4. Ignoring the existing regularities

It is likely that the way things are at the moment serves a purpose. Before over-writing the existing regularities of practice might we question what the reason is that teachers are currently doing something different to our proposal? What is the value in the prevailing status quo that we have failed to understand? Without recognising teachers’ theory of action, no problem definition will gain traction and no carefully crafted solution will succeed. Teachers are not necessarily right in how they currently behave or what they choose to believe and prioritise, but we must account for their values, reasoning and intent in our understanding of the problem. How is the curriculum perceived, constructed and delivered by the teacher and what value is there in this regularity?

5. Denial of the impossibility of teachers’ jobs

What we may think of as imperfection is more likely evidence of a messy compromise which the teacher has reached in the face of an impossible task. To claim what is on offer is more than another imperfect solution is to display our ignorance of the complexity of the educational process. If our solution looks neat then it is probably conceived of in denial of reality.

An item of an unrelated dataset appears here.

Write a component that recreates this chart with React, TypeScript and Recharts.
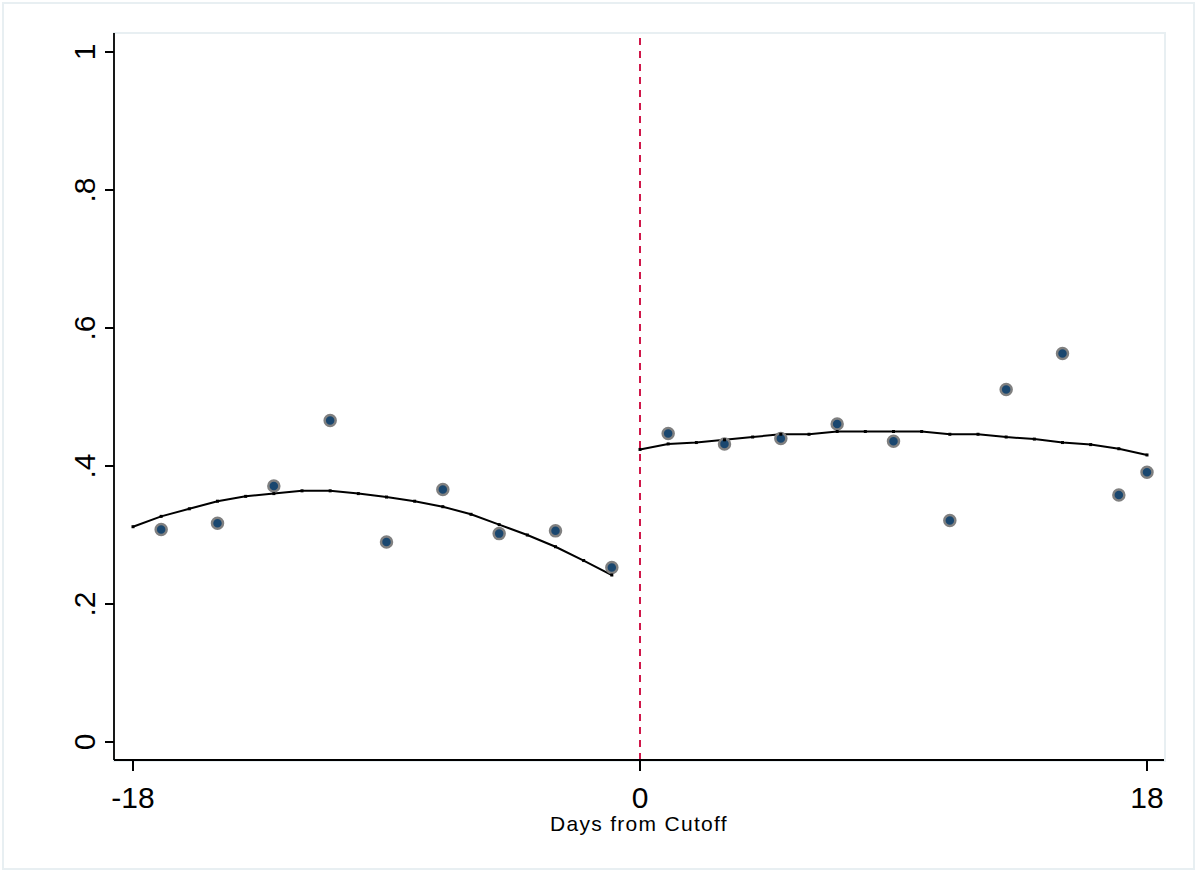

Inevitably, what seems like a magical solution will fail to deliver in many respects and the next thing will promise to undo the damage that has been done. This needn’t stop us from proceeding but it should mean we do so with caution and humility. Curriculum feels so compelling and right to us now – so filled with promise – but in retrospect we will perceive ourselves to be naive and ignorant. As Douglas Adam’s said, it is a mistake to think we can solve major problems just with potatoes.

But if we insist on telling teachers that the curriculum is the solution, don’t be surprised when they ask “to who’s problem?